-------- Given material
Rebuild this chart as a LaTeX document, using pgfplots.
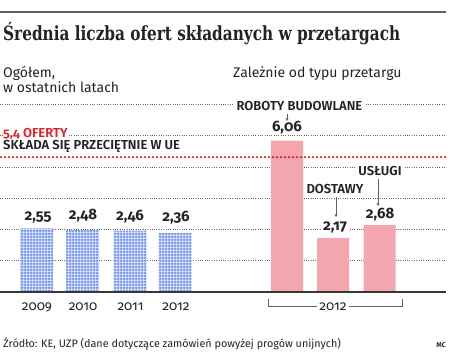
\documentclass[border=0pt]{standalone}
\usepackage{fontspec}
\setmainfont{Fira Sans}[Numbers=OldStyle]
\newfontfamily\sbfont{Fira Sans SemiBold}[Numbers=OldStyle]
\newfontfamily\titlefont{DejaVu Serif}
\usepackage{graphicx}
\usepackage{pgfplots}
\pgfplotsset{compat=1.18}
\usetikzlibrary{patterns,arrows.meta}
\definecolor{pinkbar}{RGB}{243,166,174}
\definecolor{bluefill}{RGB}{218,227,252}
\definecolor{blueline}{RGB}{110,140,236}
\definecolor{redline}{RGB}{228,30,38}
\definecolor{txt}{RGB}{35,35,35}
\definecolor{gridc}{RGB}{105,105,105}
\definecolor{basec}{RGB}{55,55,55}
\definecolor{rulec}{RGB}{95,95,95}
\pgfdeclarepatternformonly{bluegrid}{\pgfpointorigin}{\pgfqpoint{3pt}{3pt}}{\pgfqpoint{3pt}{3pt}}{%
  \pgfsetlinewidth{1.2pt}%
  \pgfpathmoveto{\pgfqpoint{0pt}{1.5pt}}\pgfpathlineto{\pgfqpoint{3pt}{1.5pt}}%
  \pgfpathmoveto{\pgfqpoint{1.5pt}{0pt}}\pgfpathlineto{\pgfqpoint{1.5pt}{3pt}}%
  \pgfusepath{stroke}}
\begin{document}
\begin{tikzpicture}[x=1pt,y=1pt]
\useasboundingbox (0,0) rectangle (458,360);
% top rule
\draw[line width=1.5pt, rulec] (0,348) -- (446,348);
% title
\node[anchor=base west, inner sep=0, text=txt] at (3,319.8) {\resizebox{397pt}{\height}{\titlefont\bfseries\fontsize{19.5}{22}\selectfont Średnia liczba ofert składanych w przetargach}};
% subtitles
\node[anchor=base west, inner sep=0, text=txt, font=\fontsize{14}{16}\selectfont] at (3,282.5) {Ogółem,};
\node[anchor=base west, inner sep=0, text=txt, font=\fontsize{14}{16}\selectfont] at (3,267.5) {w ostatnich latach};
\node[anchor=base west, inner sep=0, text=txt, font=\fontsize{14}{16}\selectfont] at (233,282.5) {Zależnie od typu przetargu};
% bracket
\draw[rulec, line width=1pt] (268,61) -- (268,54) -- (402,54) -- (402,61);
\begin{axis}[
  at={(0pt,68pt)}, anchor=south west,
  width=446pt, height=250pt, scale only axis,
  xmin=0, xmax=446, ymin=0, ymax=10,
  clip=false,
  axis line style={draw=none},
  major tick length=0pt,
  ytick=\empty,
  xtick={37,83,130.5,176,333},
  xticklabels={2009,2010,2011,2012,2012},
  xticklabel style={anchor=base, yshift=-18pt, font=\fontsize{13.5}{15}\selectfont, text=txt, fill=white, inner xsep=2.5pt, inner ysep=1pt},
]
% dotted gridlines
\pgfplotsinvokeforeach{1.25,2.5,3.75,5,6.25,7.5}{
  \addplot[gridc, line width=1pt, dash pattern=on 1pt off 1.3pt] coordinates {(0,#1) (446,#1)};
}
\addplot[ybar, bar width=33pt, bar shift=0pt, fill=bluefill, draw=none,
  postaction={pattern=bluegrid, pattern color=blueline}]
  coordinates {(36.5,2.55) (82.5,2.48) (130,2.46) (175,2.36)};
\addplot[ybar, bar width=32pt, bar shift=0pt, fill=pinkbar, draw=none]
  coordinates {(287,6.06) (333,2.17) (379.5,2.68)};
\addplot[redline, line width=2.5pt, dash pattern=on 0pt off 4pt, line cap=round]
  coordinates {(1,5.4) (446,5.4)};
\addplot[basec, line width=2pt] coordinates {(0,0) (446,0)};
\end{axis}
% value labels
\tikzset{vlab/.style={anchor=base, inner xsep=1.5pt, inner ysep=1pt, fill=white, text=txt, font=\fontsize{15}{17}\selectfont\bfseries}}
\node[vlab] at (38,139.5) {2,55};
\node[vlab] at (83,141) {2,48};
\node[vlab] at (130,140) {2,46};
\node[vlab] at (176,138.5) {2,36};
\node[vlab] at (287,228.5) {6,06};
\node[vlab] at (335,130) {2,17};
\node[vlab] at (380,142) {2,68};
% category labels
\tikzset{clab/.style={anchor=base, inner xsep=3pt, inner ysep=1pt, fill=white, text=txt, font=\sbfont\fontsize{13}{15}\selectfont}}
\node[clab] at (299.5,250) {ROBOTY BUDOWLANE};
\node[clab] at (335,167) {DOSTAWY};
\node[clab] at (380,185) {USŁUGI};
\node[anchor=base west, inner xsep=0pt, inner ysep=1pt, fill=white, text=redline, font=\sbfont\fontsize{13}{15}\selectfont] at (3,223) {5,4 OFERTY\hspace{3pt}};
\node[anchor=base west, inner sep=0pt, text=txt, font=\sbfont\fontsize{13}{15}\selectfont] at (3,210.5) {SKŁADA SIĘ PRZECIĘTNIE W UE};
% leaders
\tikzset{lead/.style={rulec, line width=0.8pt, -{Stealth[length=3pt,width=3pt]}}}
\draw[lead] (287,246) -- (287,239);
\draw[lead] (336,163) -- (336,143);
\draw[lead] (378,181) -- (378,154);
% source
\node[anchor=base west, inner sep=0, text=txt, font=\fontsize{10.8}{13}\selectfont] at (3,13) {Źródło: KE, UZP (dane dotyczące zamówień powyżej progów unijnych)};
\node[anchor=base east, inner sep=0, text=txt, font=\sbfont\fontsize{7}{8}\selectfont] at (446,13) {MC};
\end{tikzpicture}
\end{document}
----------------
## Instructions for the task
In the copy, include no pictures; restate the listing above exactly.

## Final result
Rebuild this chart as a LaTeX document, using pgfplots.
\documentclass[border=0pt]{standalone}
\usepackage{fontspec}
\setmainfont{Fira Sans}[Numbers=OldStyle]
\newfontfamily\sbfont{Fira Sans SemiBold}[Numbers=OldStyle]
\newfontfamily\titlefont{DejaVu Serif}
\usepackage{graphicx}
\usepackage{pgfplots}
\pgfplotsset{compat=1.18}
\usetikzlibrary{patterns,arrows.meta}
\definecolor{pinkbar}{RGB}{243,166,174}
\definecolor{bluefill}{RGB}{218,227,252}
\definecolor{blueline}{RGB}{110,140,236}
\definecolor{redline}{RGB}{228,30,38}
\definecolor{txt}{RGB}{35,35,35}
\definecolor{gridc}{RGB}{105,105,105}
\definecolor{basec}{RGB}{55,55,55}
\definecolor{rulec}{RGB}{95,95,95}
\pgfdeclarepatternformonly{bluegrid}{\pgfpointorigin}{\pgfqpoint{3pt}{3pt}}{\pgfqpoint{3pt}{3pt}}{%
  \pgfsetlinewidth{1.2pt}%
  \pgfpathmoveto{\pgfqpoint{0pt}{1.5pt}}\pgfpathlineto{\pgfqpoint{3pt}{1.5pt}}%
  \pgfpathmoveto{\pgfqpoint{1.5pt}{0pt}}\pgfpathlineto{\pgfqpoint{1.5pt}{3pt}}%
  \pgfusepath{stroke}}
\begin{document}
\begin{tikzpicture}[x=1pt,y=1pt]
\useasboundingbox (0,0) rectangle (458,360);
% top rule
\draw[line width=1.5pt, rulec] (0,348) -- (446,348);
% title
\node[anchor=base west, inner sep=0, text=txt] at (3,319.8) {\resizebox{397pt}{\height}{\titlefont\bfseries\fontsize{19.5}{22}\selectfont Średnia liczba ofert składanych w przetargach}};
% subtitles
\node[anchor=base west, inner sep=0, text=txt, font=\fontsize{14}{16}\selectfont] at (3,282.5) {Ogółem,};
\node[anchor=base west, inner sep=0, text=txt, font=\fontsize{14}{16}\selectfont] at (3,267.5) {w ostatnich latach};
\node[anchor=base west, inner sep=0, text=txt, font=\fontsize{14}{16}\selectfont] at (233,282.5) {Zależnie od typu przetargu};
% bracket
\draw[rulec, line width=1pt] (268,61) -- (268,54) -- (402,54) -- (402,61);
\begin{axis}[
  at={(0pt,68pt)}, anchor=south west,
  width=446pt, height=250pt, scale only axis,
  xmin=0, xmax=446, ymin=0, ymax=10,
  clip=false,
  axis line style={draw=none},
  major tick length=0pt,
  ytick=\empty,
  xtick={37,83,130.5,176,333},
  xticklabels={2009,2010,2011,2012,2012},
  xticklabel style={anchor=base, yshift=-18pt, font=\fontsize{13.5}{15}\selectfont, text=txt, fill=white, inner xsep=2.5pt, inner ysep=1pt},
]
% dotted gridlines
\pgfplotsinvokeforeach{1.25,2.5,3.75,5,6.25,7.5}{
  \addplot[gridc, line width=1pt, dash pattern=on 1pt off 1.3pt] coordinates {(0,#1) (446,#1)};
}
\addplot[ybar, bar width=33pt, bar shift=0pt, fill=bluefill, draw=none,
  postaction={pattern=bluegrid, pattern color=blueline}]
  coordinates {(36.5,2.55) (82.5,2.48) (130,2.46) (175,2.36)};
\addplot[ybar, bar width=32pt, bar shift=0pt, fill=pinkbar, draw=none]
  coordinates {(287,6.06) (333,2.17) (379.5,2.68)};
\addplot[redline, line width=2.5pt, dash pattern=on 0pt off 4pt, line cap=round]
  coordinates {(1,5.4) (446,5.4)};
\addplot[basec, line width=2pt] coordinates {(0,0) (446,0)};
\end{axis}
% value labels
\tikzset{vlab/.style={anchor=base, inner xsep=1.5pt, inner ysep=1pt, fill=white, text=txt, font=\fontsize{15}{17}\selectfont\bfseries}}
\node[vlab] at (38,139.5) {2,55};
\node[vlab] at (83,141) {2,48};
\node[vlab] at (130,140) {2,46};
\node[vlab] at (176,138.5) {2,36};
\node[vlab] at (287,228.5) {6,06};
\node[vlab] at (335,130) {2,17};
\node[vlab] at (380,142) {2,68};
% category labels
\tikzset{clab/.style={anchor=base, inner xsep=3pt, inner ysep=1pt, fill=white, text=txt, font=\sbfont\fontsize{13}{15}\selectfont}}
\node[clab] at (299.5,250) {ROBOTY BUDOWLANE};
\node[clab] at (335,167) {DOSTAWY};
\node[clab] at (380,185) {USŁUGI};
\node[anchor=base west, inner xsep=0pt, inner ysep=1pt, fill=white, text=redline, font=\sbfont\fontsize{13}{15}\selectfont] at (3,223) {5,4 OFERTY\hspace{3pt}};
\node[anchor=base west, inner sep=0pt, text=txt, font=\sbfont\fontsize{13}{15}\selectfont] at (3,210.5) {SKŁADA SIĘ PRZECIĘTNIE W UE};
% leaders
\tikzset{lead/.style={rulec, line width=0.8pt, -{Stealth[length=3pt,width=3pt]}}}
\draw[lead] (287,246) -- (287,239);
\draw[lead] (336,163) -- (336,143);
\draw[lead] (378,181) -- (378,154);
% source
\node[anchor=base west, inner sep=0, text=txt, font=\fontsize{10.8}{13}\selectfont] at (3,13) {Źródło: KE, UZP (dane dotyczące zamówień powyżej progów unijnych)};
\node[anchor=base east, inner sep=0, text=txt, font=\sbfont\fontsize{7}{8}\selectfont] at (446,13) {MC};
\end{tikzpicture}
\end{document}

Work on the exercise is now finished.